Amplifind, the company that operates the MusicDNS/PUID service, recently sold its intellectual property and the PUID service will be going away eventually. It is exactly this reason why we’ve been uncomfortable relying on closed source fingerprinting software to make MusicBrainz tick.

Fortunately, I’m pleased to announce that the open source fingerprint era has begun!

Lukáš Lalinský has been working on acoustid for months now and today the EchoNest, in conjunction with 7Digital and MusicBrainz, has issued a press release that announces Echoprint, their fully open source fingerprinting solution.

The source code has already been released on github: echoprint-server and echoprint-codegen.

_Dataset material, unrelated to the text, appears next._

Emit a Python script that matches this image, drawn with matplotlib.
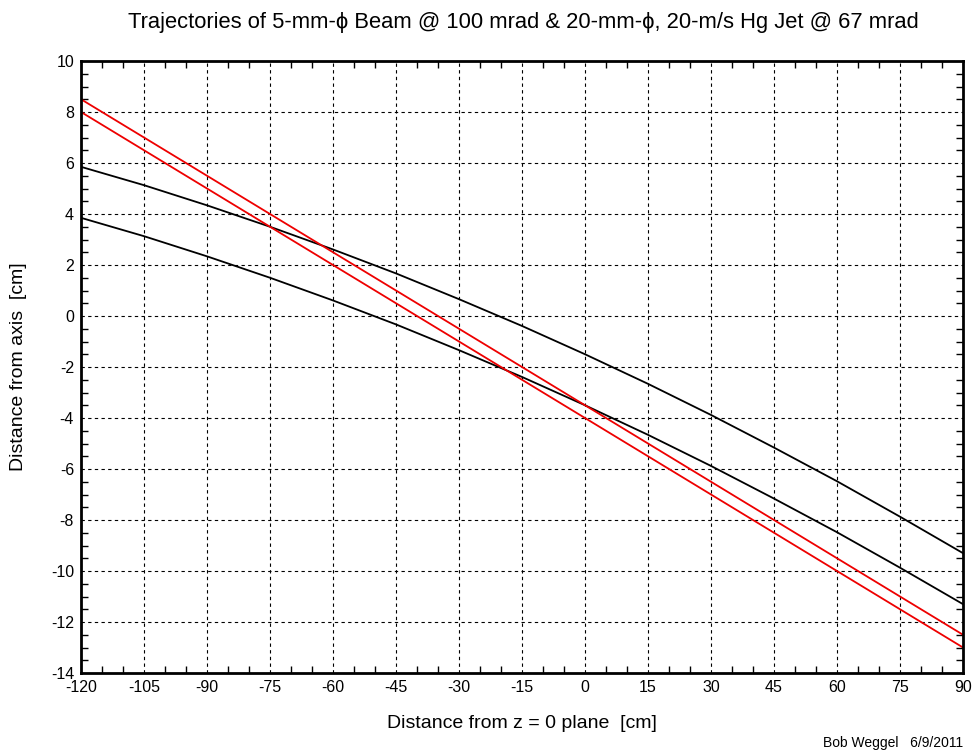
import matplotlib
matplotlib.use("Agg")
import matplotlib.pyplot as plt
from matplotlib.ticker import MultipleLocator

plt.rcParams['font.family'] = ['Liberation Sans', 'DejaVu Sans']
plt.rcParams['axes.unicode_minus'] = False

z = [-120, -105, -90, -75, -60, -45, -30, -15, 0, 15, 30, 45, 60, 75, 90]

# beam edges (red, straight)
beam_upper = [8.5, 7.0, 5.5, 4.0, 2.5, 1.0, -0.5, -2.0, -3.5, -5.0, -6.5, -8.0, -9.5, -11.0, -12.5]
beam_lower = [8.0, 6.5, 5.0, 3.5, 2.0, 0.5, -1.0, -2.5, -4.0, -5.5, -7.0, -8.5, -10.0, -11.5, -13.0]

# jet edges (black, curved)
jet_upper = [5.85, 5.13, 4.34, 3.50, 2.61, 1.67, 0.66, -0.39, -1.50, -2.66, -3.88, -5.16, -6.48, -7.87, -9.30]
jet_lower = [3.85, 3.13, 2.34, 1.50, 0.61, -0.33, -1.34, -2.39, -3.50, -4.66, -5.88, -7.16, -8.48, -9.87, -11.30]

xticks = [-120, -105, -90, -75, -60, -45, -30, -15, 0, 15, 30, 45, 60, 75, 90]
yticks = [-14, -12, -10, -8, -6, -4, -2, 0, 2, 4, 6, 8, 10]

W, H = 974, 751
fig = plt.figure(figsize=(W / 100, H / 100), dpi=100)
ax = fig.add_axes([81/W, 1 - 673/H, (963-81)/W, (673-61)/H])

ax.plot(z, jet_upper, color='black', lw=1.3)
ax.plot(z, jet_lower, color='black', lw=1.3)
ax.plot(z, beam_upper, color='#ee0000', lw=1.3)
ax.plot(z, beam_lower, color='#ee0000', lw=1.3)

ax.set_xlim(-120, 90)
ax.set_ylim(-14, 10)
ax.set_xticks(xticks)
ax.set_yticks(yticks)
ax.xaxis.set_minor_locator(MultipleLocator(5))
ax.yaxis.set_minor_locator(MultipleLocator(0.5))
ax.tick_params(which='both', direction='in', top=True, right=True, labelsize=11.5, pad=5)
ax.tick_params(which='major', length=0)
ax.tick_params(which='minor', length=5, width=1)
for s in ax.spines.values():
    s.set_linewidth(2)

ax.grid(True, which='major', color='black', linestyle=(0, (3, 3)), linewidth=0.8)

fig.text(523/W, 1 - 28/H,
         'Trajectories of 5-mm-\u03d5 Beam @ 100 mrad & 20-mm-\u03d5, 20-m/s Hg Jet @ 67 mrad',
         fontsize=15.8, ha='center', va='baseline')

ax.set_xlabel('Distance from z = 0 plane  [cm]', fontsize=14)
ax.xaxis.set_label_coords(0.5, -(715 - 673) / 612)
ax.set_ylabel('Distance from axis  [cm]', fontsize=14)
ax.yaxis.set_label_coords((27 - 81) / 882, 0.5)

fig.text(963/W, 1 - 743/H, 'Bob Weggel   6/9/2011', fontsize=10, ha='right', va='center')

fig.savefig('out.png', dpi=100)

We’re pleased to announce preliminary support for Echoprint in MusicBrainz on our echoprint test server. The Echoprint system works similarly to how PUIDs work in MusicBrainz right now. You can use echoprints anywhere you can use PUIDs on the Echoprint test server. The version 2 of our XML web service (on the echoprint test server) now supports submitting and fetching Echoprints. To submit an Echoprint, refer to our web service documentation and example page and use echoprint wherever you’d use puid. For instance, to submit an Echoprint to the test server, POST an XML document like the one below to the /ws/2/recording resource:

<metadata xmlns="http://musicbrainz.org/ns/mmd-2.0#">
    <recording-list>
        <recording id="e97f805a-ab48-4c52-855e-07049142113d">
            <echoprint-list>
                 <echoprint id="TRN5NGX1187AB4F786"/>
            <echoprint-list>
        <recording>
    <recording-list>
<metadata>

Although it remains to be seen when the Echoprint system will be mature enough for inclusion on the live MusicBrainz servers, going forward MusicBrainz will only support fully open source fingerprint solutions, starting with Echoprint and acoustid. We are saying no to more closed source solutions, which have never worked out well for us. MusicDNS/PUID is now officially end of life and should not be used anymore in new development.

We look forward to working with the EchoNest closely to finish up the development of the Echoprint system and to fully integrate it into MusicBrainz when it matures.